In a copy-on-write file system, the sector either contains the root of the file system, or it contains something written after the last root. In the latter case these blocks are unreachable anyway after recovery (unless there is also an intent log, in which case the discussion above applies). If the root is affected, then on recovery the youngest alternative root is read, giving us the latest consistent state of the file system.
Second, more subtle but probably more important, drives lie about what is physically on disk.In the experiments mentioned above, when the drive had write caching enabled (default on PATA and SATA drives), the drives not just reported completion right away, but worse, also reordered the writes (so using barriers or turning off write caching is essential for every kind of consistency).
With write caching disabled, the results of my experiments (both in performance and in what was on disk after powering off) are consistent with the theory that the drive reports the completion of writes only after the sector hits the platter and (with the program I used) consequently only wrote the sectors in order.

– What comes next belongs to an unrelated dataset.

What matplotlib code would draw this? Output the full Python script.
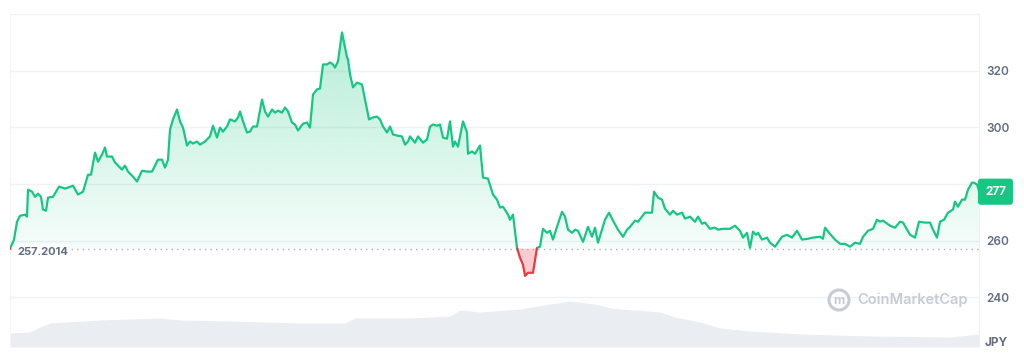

BTW, it's not just the drive manufacturers that default to fast rather than safe; the Linux kernel developers do a similar thing (with a much smaller performance incentive) when they disable barriers by default, and turned ext3 from data=journal to data=ordered (and letting data=journal rot), and recently to data=writeback (although that may be just to make ext3 as bad as ext4 so people will not switch back). Hmm, are Solaris or BSD developers less cavalier about their user's data?
On the subject: UPSs and computer PSUs can fail, too. Better recommend a dual power supplies with dual UPSs; double failures should be relatively rare.